L'entreprise américaine Amazon, par l'intermédiaire de sa filiale d'informatique dématérialisée AWS, aurait passé un contrat de stockage de données confidentielles avec les services secrets britanniques, explique le Financial Times le 26 octobre, citant des sources proches du dossier.

Le contrat serait destiné notamment à doper l'analyse de données et l'intelligence artificielle pour l'espionnage par le service britannique de renseignements électroniques GCHQ et les agences de services secrets MI5 et MI6 ou d'autres services du ministère de la Défense lors d'opérations conjointes, ajoute le quotidien financier.

Son montant serait estimé entre 500 millions de livres et un milliard de livres sur la prochaine décennie, d'après des sources du Financial Times, qui précise que les données sont censées être détenues au Royaume-Uni, et qu'Amazon n'y aurait pas accès. Sollicités par l'AFP, Amazon, le ministère de la Défense et le GCHQ n'ont pas souhaité commenter la nouvelle.

Un porte-parole du gouvernement a toutefois fait valoir lors d'un briefing avec des journalistes que le Royaume-Uni avait «utilisé des technologies du secteur privé pour des applications à la sécurité nationale depuis des décennies». «Et de toute évidence assurer la sécurité de cette technologie est une priorité absolue, les mêmes protections sont appliquées aux informations confidentielles quelque soit le fournisseur de la technologie utilisée», a-t-il ajouté.

Le débat sur l'hébergement des données confidentielles relancé ?

Ces informations pourraient relancer le débat sur la souveraineté du Royaume-Uni sur ses activités stratégiques, alors que le gouvernement serait notamment en train d'envisager d'exclure le chinois CGN du projet de centrale nucléaire Sizewell C, après avoir exclu l'équipementier télécoms Huawei du réseau 5G du pays.

Alan Woodward, professeur de sécurité informatique à l'université du Surrey, a estimé sur Twitter que les données sur le renseignement «[représentaient] à présent des volumes tellement énormes que pour la rapidité de recherche elles seraient probablement mieux gérées par une société comme AWS».

Aux Etats-Unis, un rapport publié en septembre par des associations révélait que Microsoft, Amazon, Google, Facebook et Twitter ont touché plus de 44 milliards de dollars grâce à des contrats passés avec le gouvernement américain dans le cadre de «la guerre contre le terrorisme» menée après les attentats du 11 septembre 2001.
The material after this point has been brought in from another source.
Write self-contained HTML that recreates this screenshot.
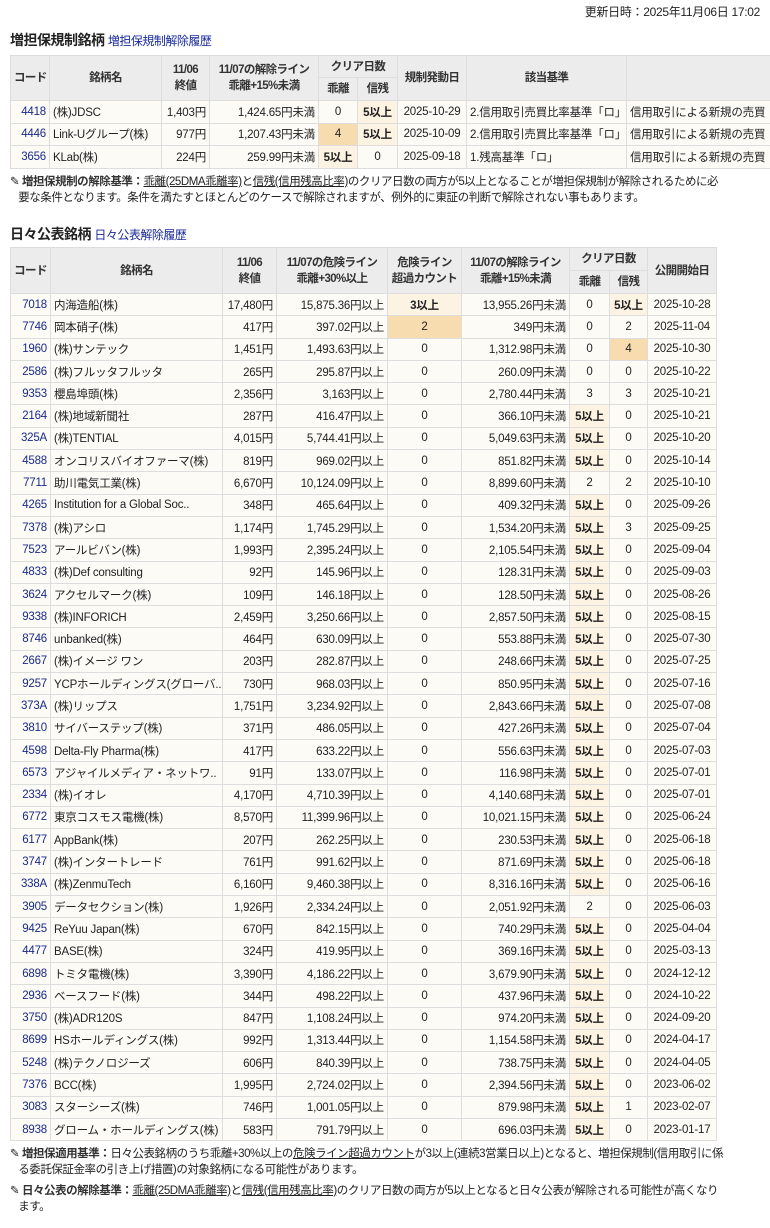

L'Europe et notamment la France s'inquiètent de confier les données sensibles, comme notamment les données personnelles sur la santé des citoyens, aux géants américains du numérique.

Le gouvernement français cherche à promouvoir des «clouds de confiance», utilisant la technologie des géants américains mais exploités par des sociétés européennes, dans des centres de données situés en Europe. Google et Thales ont annoncé un accord en ce sens début octobre, quelques mois après une annonce voisine de Microsoft avec un tandem Orange Capgemini.